| AIM |
Skipping all pictures, set down the lines of the listing from the first through the one with "from matplotlib.ticker import".

··· EXERCISE MATERIAL

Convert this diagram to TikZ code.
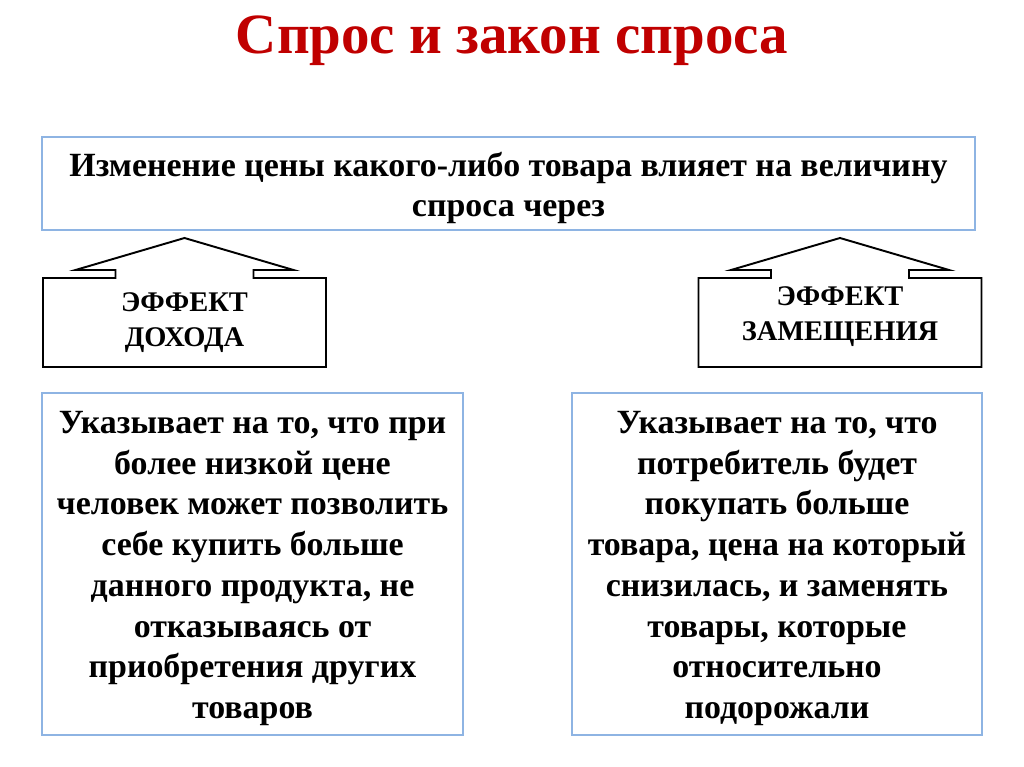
\documentclass[tikz,border=0pt]{standalone}
\usepackage{fontspec}
\setmainfont{Liberation Serif}
\definecolor{boxblue}{HTML}{8EB4E3}
\definecolor{titlered}{HTML}{C00000}
\begin{document}
\begin{tikzpicture}[x=0.02cm,y=-0.02cm,
	bluebox/.style={draw=boxblue,line width=0.8pt,inner sep=0pt},
	boxtext/.style={align=center,inner sep=0pt,font=\fontsize{19.3}{23.2}\selectfont\bfseries},
	house/.style={draw,line width=1.1pt,line join=miter},
	housetext/.style={align=center,font=\fontsize{16.2}{19.8}\selectfont\bfseries}]
	\useasboundingbox (0,0) rectangle (1024,767);
	\newcommand{\effect}[4]{%
		\draw[house] (#1-141.5,367) -- (#1-141.5,278) -- (#1-69,278) -- (#1-69,270) -- (#1-109,270)
			-- (#1,238) -- (#1+109,270) -- (#1+69,270) -- (#1+69,278) -- (#1+141.5,278) -- (#1+141.5,367) -- cycle;
		\node[housetext] (#2) at (#1,#3) {#4};}
	\node[text=titlered,font=\fontsize{32.4}{38}\selectfont\bfseries] (title) at (512,41) {Спрос и закон спроса};
	\node[bluebox,minimum width=933*0.02cm,minimum height=93*0.02cm] (intro) at (508.5,183.5) {};
	\node[boxtext] (introtext) at (508.5,188)
		{Изменение цены какого-либо товара влияет на величину\\спроса через};
	\effect{184.5}{income}{323}{ЭФФЕКТ\\ДОХОДА}
	\effect{840}{subst}{317}{ЭФФЕКТ\\ЗАМЕЩЕНИЯ}
	\node[bluebox,minimum width=421*0.02cm,minimum height=342*0.02cm] (incomebox) at (252.5,564) {};
	\node[boxtext] (incometext) at (252.5,568.5)
		{Указывает на то, что при\\более низкой цене\\человек может позволить\\себе купить больше\\данного продукта, не\\отказываясь от\\приобретения других\\товаров};
	\node[bluebox,minimum width=410*0.02cm,minimum height=342*0.02cm] (substbox) at (777,564) {};
	\node[boxtext] (substtext) at (777,568.5)
		{Указывает на то, что\\потребитель будет\\покупать больше\\товара, цена на который\\снизилась, и заменять\\товары, которые\\относительно\\подорожали};
\end{tikzpicture}
\end{document}
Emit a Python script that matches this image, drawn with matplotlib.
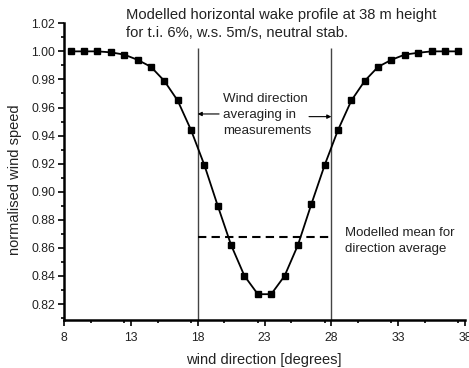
import matplotlib
matplotlib.use("Agg")
import matplotlib.pyplot as plt
from matplotlib.ticker import MultipleLocator, FixedLocator

# modelled wake profile, one point per degree of wind direction
direction = [8.5, 9.5, 10.5, 11.5, 12.5, 13.5, 14.5, 15.5, 16.5, 17.5,
             18.5, 19.5, 20.5, 21.5, 22.5, 23.5, 24.5, 25.5, 26.5, 27.5,
             28.5, 29.5, 30.5, 31.5, 32.5, 33.5, 34.5, 35.5, 36.5, 37.5]
speed = [1.000, 1.000, 1.000, 0.9993, 0.9977, 0.994, 0.989, 0.979, 0.965, 0.944,
         0.919, 0.890, 0.862, 0.840, 0.827, 0.827, 0.840, 0.862, 0.891, 0.919,
         0.944, 0.965, 0.979, 0.989, 0.994, 0.9977, 0.999, 1.000, 1.000, 1.000]

avg_sector = [18, 28]        # wind direction averaging window
mean_speed = 0.868           # modelled mean over that window
x_ticks = [8, 13, 18, 23, 28, 33, 38]

plt.rcParams["font.family"] = ["Liberation Sans", "DejaVu Sans"]
ink = "#222222"

fig = plt.figure(figsize=(4.69, 3.68), dpi=100)
ax = fig.add_axes([0.1365, 0.1304, 0.855, 0.8063])

ax.plot(direction, speed, "-", color="black", lw=1.3,
        marker="s", ms=4.8, mec="black", mfc="black", zorder=3)

ax.vlines(avg_sector, 0.8086, 1.0025, color="#444444", lw=1.0, zorder=2)
ax.hlines(mean_speed, avg_sector[0], avg_sector[1], color="black",
          lw=1.5, linestyles=(0, (4, 2.5)), zorder=2)

ax.set_xlim(8, 38)
ax.set_ylim(0.8086, 1.02)
ax.xaxis.set_major_locator(FixedLocator(x_ticks))
ax.xaxis.set_minor_locator(MultipleLocator(2.5))
ax.yaxis.set_major_locator(MultipleLocator(0.02))
ax.yaxis.set_minor_locator(MultipleLocator(0.01))
ax.yaxis.set_major_formatter(lambda v, p: f"{v:.2f}")

for side in ("top", "right"):
    ax.spines[side].set_visible(False)
for side in ("left", "bottom"):
    ax.spines[side].set_linewidth(1.8)

ax.tick_params(which="major", direction="out", length=4.3, width=1.2,
               labelsize=8.8, labelcolor=ink)
ax.tick_params(which="minor", direction="out", length=2.5, width=1.2)
ax.tick_params(axis="x", which="major", pad=4)
ax.tick_params(axis="y", which="major", pad=2)

ax.set_xlabel("wind direction [degrees]", fontsize=10.5, color=ink)
ax.set_ylabel("normalised wind speed", fontsize=10.5, color=ink)
ax.xaxis.set_label_coords(0.497, -0.11)
ax.yaxis.set_label_coords(-0.122, 0.472)
ax.yaxis.label.set_va("center")

fig.text(126 / 469, 1 - 24 / 368,
         "Modelled horizontal wake profile at 38 m height\n"
         "for t.i. 6%, w.s. 5m/s, neutral stab.",
         fontsize=10.6, color=ink, ha="left", va="center", linespacing=1.32)

ax.text(19.9, 0.9547, "Wind direction\naveraging in\nmeasurements",
        fontsize=9.6, color=ink, ha="left", va="center", linespacing=1.42)
ax.annotate("", xy=(18.0, 0.9554), xytext=(19.6, 0.9554),
            arrowprops=dict(arrowstyle="-|>", color="black", lw=0.8,
                            mutation_scale=6, shrinkA=0, shrinkB=0))
ax.annotate("", xy=(28.0, 0.9535), xytext=(26.33, 0.9535),
            arrowprops=dict(arrowstyle="-|>", color="black", lw=0.8,
                            mutation_scale=6, shrinkA=0, shrinkB=0))

ax.text(29.05, 0.865, "Modelled mean for\ndirection average",
        fontsize=9.5, color=ink, ha="left", va="center", linespacing=1.4)

fig.savefig("out.png", dpi=100)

······

| SOLVED PROBLEM |
Convert this diagram to TikZ code.
\documentclass[tikz,border=0pt]{standalone}
\usepackage{fontspec}
\setmainfont{Liberation Serif}
\definecolor{boxblue}{HTML}{8EB4E3}
\definecolor{titlered}{HTML}{C00000}
\begin{document}
\begin{tikzpicture}[x=0.02cm,y=-0.02cm,
	bluebox/.style={draw=boxblue,line width=0.8pt,inner sep=0pt},
	boxtext/.style={align=center,inner sep=0pt,font=\fontsize{19.3}{23.2}\selectfont\bfseries},
	house/.style={draw,line width=1.1pt,line join=miter},
	housetext/.style={align=center,font=\fontsize{16.2}{19.8}\selectfont\bfseries}]
	\useasboundingbox (0,0) rectangle (1024,767);
	\newcommand{\effect}[4]{%
		\draw[house] (#1-141.5,367) -- (#1-141.5,278) -- (#1-69,278) -- (#1-69,270) -- (#1-109,270)
			-- (#1,238) -- (#1+109,270) -- (#1+69,270) -- (#1+69,278) -- (#1+141.5,278) -- (#1+141.5,367) -- cycle;
		\node[housetext] (#2) at (#1,#3) {#4};}
	\node[text=titlered,font=\fontsize{32.4}{38}\selectfont\bfseries] (title) at (512,41) {Спрос и закон спроса};
	\node[bluebox,minimum width=933*0.02cm,minimum height=93*0.02cm] (intro) at (508.5,183.5) {};
	\node[boxtext] (introtext) at (508.5,188)
		{Изменение цены какого-либо товара влияет на величину\\спроса через};
	\effect{184.5}{income}{323}{ЭФФЕКТ\\ДОХОДА}
	\effect{840}{subst}{317}{ЭФФЕКТ\\ЗАМЕЩЕНИЯ}
	\node[bluebox,minimum width=421*0.02cm,minimum height=342*0.02cm] (incomebox) at (252.5,564) {};
	\node[boxtext] (incometext) at (252.5,568.5)
		{Указывает на то, что при\\более низкой цене\\человек может позволить\\себе купить больше\\данного продукта, не\\отказываясь от\\приобретения других\\товаров};
	\node[bluebox,minimum width=410*0.02cm,minimum height=342*0.02cm] (substbox) at (777,564) {};
	\node[boxtext] (substtext) at (777,568.5)
		{Указывает на то, что\\потребитель будет\\покупать больше\\товара, цена на который\\снизилась, и заменять\\товары, которые\\относительно\\подорожали};
\end{tikzpicture}
\end{document}
Emit a Python script that matches this image, drawn with matplotlib.
import matplotlib
matplotlib.use("Agg")
import matplotlib.pyplot as plt
from matplotlib.ticker import MultipleLocator, FixedLocator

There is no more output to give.